* **Aim of the task**
Return each line of the listing below, unchanged, and omit the images.

* **Given material**
┄┄┄┄┄┄┄┄┄┄

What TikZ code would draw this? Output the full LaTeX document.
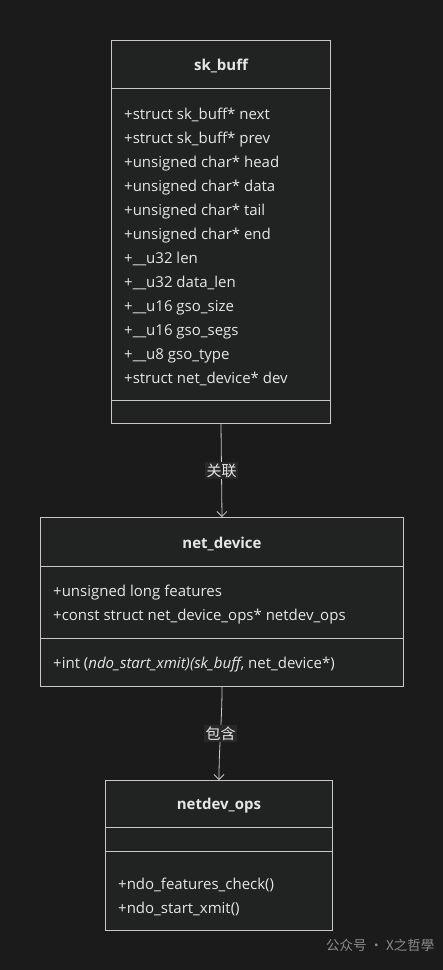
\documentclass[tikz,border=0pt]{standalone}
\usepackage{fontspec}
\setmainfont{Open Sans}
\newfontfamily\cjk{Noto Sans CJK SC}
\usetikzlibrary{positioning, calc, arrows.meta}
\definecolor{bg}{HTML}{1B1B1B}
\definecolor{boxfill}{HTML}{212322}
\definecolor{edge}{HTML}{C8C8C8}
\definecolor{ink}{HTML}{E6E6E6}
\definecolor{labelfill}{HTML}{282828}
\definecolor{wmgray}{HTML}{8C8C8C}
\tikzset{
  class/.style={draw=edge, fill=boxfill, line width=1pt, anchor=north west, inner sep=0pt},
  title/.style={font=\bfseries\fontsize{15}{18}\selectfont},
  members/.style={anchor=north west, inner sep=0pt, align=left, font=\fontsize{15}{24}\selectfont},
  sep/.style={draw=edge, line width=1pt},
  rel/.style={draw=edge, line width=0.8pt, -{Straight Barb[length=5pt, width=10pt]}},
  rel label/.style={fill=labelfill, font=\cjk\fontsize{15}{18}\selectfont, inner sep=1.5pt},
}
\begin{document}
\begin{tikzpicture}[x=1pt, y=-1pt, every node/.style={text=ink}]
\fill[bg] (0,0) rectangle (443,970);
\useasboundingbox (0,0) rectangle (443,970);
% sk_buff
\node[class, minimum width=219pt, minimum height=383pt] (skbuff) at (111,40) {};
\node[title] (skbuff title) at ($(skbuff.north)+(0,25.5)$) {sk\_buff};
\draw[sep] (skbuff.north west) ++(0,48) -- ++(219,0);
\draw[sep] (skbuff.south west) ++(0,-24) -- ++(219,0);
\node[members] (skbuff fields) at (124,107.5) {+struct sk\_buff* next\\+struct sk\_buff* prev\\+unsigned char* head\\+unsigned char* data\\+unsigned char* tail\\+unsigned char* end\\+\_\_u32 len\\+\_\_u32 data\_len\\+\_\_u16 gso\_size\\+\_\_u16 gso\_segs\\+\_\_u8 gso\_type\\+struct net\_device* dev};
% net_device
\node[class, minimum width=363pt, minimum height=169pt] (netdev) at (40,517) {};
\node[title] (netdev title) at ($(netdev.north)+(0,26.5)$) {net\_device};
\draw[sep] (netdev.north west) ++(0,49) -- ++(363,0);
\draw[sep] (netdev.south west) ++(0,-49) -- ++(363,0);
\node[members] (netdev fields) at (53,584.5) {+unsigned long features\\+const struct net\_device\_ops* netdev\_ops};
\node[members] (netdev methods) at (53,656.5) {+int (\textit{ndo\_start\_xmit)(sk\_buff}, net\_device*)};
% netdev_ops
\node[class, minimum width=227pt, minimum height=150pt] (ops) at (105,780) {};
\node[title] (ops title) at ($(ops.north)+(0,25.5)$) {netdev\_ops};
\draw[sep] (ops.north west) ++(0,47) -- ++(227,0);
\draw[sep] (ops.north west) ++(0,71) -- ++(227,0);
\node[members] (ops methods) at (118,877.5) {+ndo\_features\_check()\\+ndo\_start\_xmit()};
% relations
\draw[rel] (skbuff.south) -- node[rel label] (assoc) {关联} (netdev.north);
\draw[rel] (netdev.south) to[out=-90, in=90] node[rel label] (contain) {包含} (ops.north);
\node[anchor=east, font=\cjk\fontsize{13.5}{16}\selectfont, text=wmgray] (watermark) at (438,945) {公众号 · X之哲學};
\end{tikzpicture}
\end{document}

┄┄┄┄┄┄┄┄┄┄

* **Full answer**
What TikZ code would draw this? Output the full LaTeX document.
\documentclass[tikz,border=0pt]{standalone}
\usepackage{fontspec}
\setmainfont{Open Sans}
\newfontfamily\cjk{Noto Sans CJK SC}
\usetikzlibrary{positioning, calc, arrows.meta}
\definecolor{bg}{HTML}{1B1B1B}
\definecolor{boxfill}{HTML}{212322}
\definecolor{edge}{HTML}{C8C8C8}
\definecolor{ink}{HTML}{E6E6E6}
\definecolor{labelfill}{HTML}{282828}
\definecolor{wmgray}{HTML}{8C8C8C}
\tikzset{
  class/.style={draw=edge, fill=boxfill, line width=1pt, anchor=north west, inner sep=0pt},
  title/.style={font=\bfseries\fontsize{15}{18}\selectfont},
  members/.style={anchor=north west, inner sep=0pt, align=left, font=\fontsize{15}{24}\selectfont},
  sep/.style={draw=edge, line width=1pt},
  rel/.style={draw=edge, line width=0.8pt, -{Straight Barb[length=5pt, width=10pt]}},
  rel label/.style={fill=labelfill, font=\cjk\fontsize{15}{18}\selectfont, inner sep=1.5pt},
}
\begin{document}
\begin{tikzpicture}[x=1pt, y=-1pt, every node/.style={text=ink}]
\fill[bg] (0,0) rectangle (443,970);
\useasboundingbox (0,0) rectangle (443,970);
% sk_buff
\node[class, minimum width=219pt, minimum height=383pt] (skbuff) at (111,40) {};
\node[title] (skbuff title) at ($(skbuff.north)+(0,25.5)$) {sk\_buff};
\draw[sep] (skbuff.north west) ++(0,48) -- ++(219,0);
\draw[sep] (skbuff.south west) ++(0,-24) -- ++(219,0);
\node[members] (skbuff fields) at (124,107.5) {+struct sk\_buff* next\\+struct sk\_buff* prev\\+unsigned char* head\\+unsigned char* data\\+unsigned char* tail\\+unsigned char* end\\+\_\_u32 len\\+\_\_u32 data\_len\\+\_\_u16 gso\_size\\+\_\_u16 gso\_segs\\+\_\_u8 gso\_type\\+struct net\_device* dev};
% net_device
\node[class, minimum width=363pt, minimum height=169pt] (netdev) at (40,517) {};
\node[title] (netdev title) at ($(netdev.north)+(0,26.5)$) {net\_device};
\draw[sep] (netdev.north west) ++(0,49) -- ++(363,0);
\draw[sep] (netdev.south west) ++(0,-49) -- ++(363,0);
\node[members] (netdev fields) at (53,584.5) {+unsigned long features\\+const struct net\_device\_ops* netdev\_ops};
\node[members] (netdev methods) at (53,656.5) {+int (\textit{ndo\_start\_xmit)(sk\_buff}, net\_device*)};
% netdev_ops
\node[class, minimum width=227pt, minimum height=150pt] (ops) at (105,780) {};
\node[title] (ops title) at ($(ops.north)+(0,25.5)$) {netdev\_ops};
\draw[sep] (ops.north west) ++(0,47) -- ++(227,0);
\draw[sep] (ops.north west) ++(0,71) -- ++(227,0);
\node[members] (ops methods) at (118,877.5) {+ndo\_features\_check()\\+ndo\_start\_xmit()};
% relations
\draw[rel] (skbuff.south) -- node[rel label] (assoc) {关联} (netdev.north);
\draw[rel] (netdev.south) to[out=-90, in=90] node[rel label] (contain) {包含} (ops.north);
\node[anchor=east, font=\cjk\fontsize{13.5}{16}\selectfont, text=wmgray] (watermark) at (438,945) {公众号 · X之哲學};
\end{tikzpicture}
\end{document}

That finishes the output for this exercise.